Atmel’s FPSLIC II Dynamically Reconfigurable SoC Supports “Silicon-Sharing” For Peripherals & Interfaces

Atmel Corporation (NASDAQ: ATML) today introduced its AVR-based FPSLIC II, the industry’s first family of dynamically reconfigurable systems-on-chips (SoCs) that allows multiple interfaces, peripherals and/or operators to share the same silicon at different times.

“Silicon sharing” is extremely important in power- and space-constrained systems, such as new generation cell phones, PDAs, notebook computers, and printer/fax machines. Increasingly these devices must perform multiple functions (e.g. camera, MP3 player, phone) without sacrificing battery life, product size or product cost.

FPSLIC II’s silicon-sharing capability is enhanced by Atmel’s back-end EDA tools, Reconfiguration Designer and Temporal Designer . The tools are the first to automate the implementation, timing, and control of the silicon-sharing process.
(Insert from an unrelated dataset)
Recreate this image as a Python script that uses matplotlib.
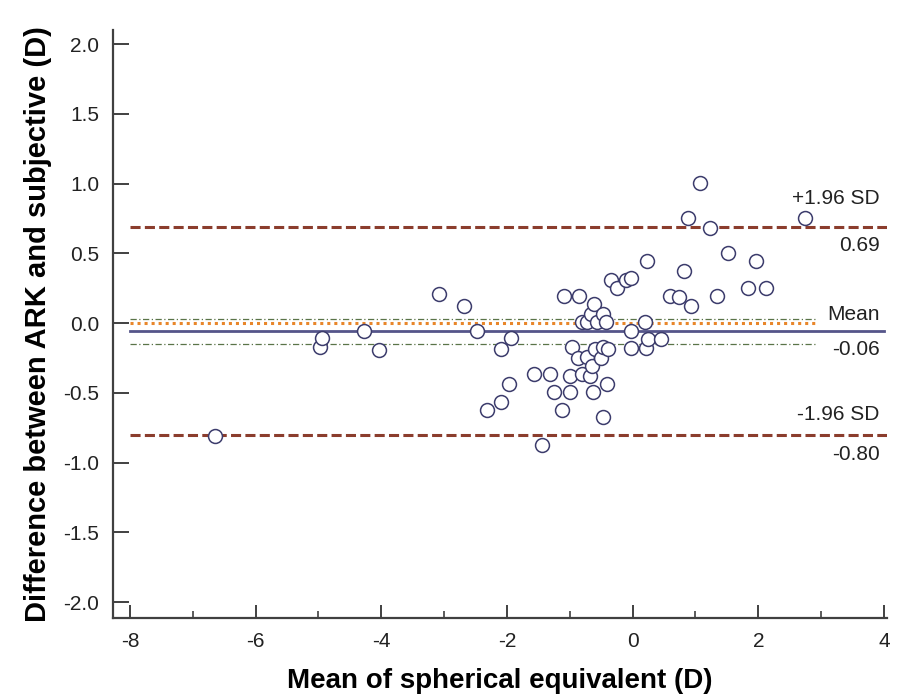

Previously, the design of silicon-sharing systems was essentially impossible because, even though many FPGAs can be reconfigured during operation, until now, there have been no tools to automate reconfiguration control and timing. Atmel is the first programmable SoC vendor to provide such EDA support.

The FPSLIC II dynamically reconfigurable programmable SoC integrates a 40 MIPS, 8-bit AVR processor, with 36 KB program/data SRAM, a hardware multiplier, peripherals and a dynamically reconfigurable FPGA, with 256 to 2300 core cells. A single piece of silicon can implement multiple, interchangeable peripherals, computational operators, and bus interfaces, including SDIO, PCI, PCMCIA, HDLC, and Ethernet.

The main obstacles to silicon-sharing has always been ensuring that the correct functionality is loaded into the FPGA at the correct time and that functions are not loaded on top of each other. Since either of these can cause catastrophic system failure, adding new features has typically required the addition of dedicated silicon (i.e. a larger FPGA), increasing both power consumption and system cost. Atmel has solved this problem by placing a configuration controller, two DMA controllers, a dedicated FPGA-to-AVR interface and a “virtual socket” in the FPGA portion of the programmable SoC. The “virtual socket” is populated from a library of previously designed peripherals, interfaces or operators that share the same silicon.

Atmel provides a library of reference designs for interfaces, peripherals and hardware accelerators that includes Ethernet, memory, SPI, SDIO, multimedia card, DMA, speech synthesis, ADPCM, audio codec interfaces, and DES/triple DES encryption algorithms. The company will introduce a library of pre-routed “drag-and-drop” co-processors and interfaces later this year. Designers may also use Atmel’s System Designer EDA tool to develop custom IP for silicon sharing.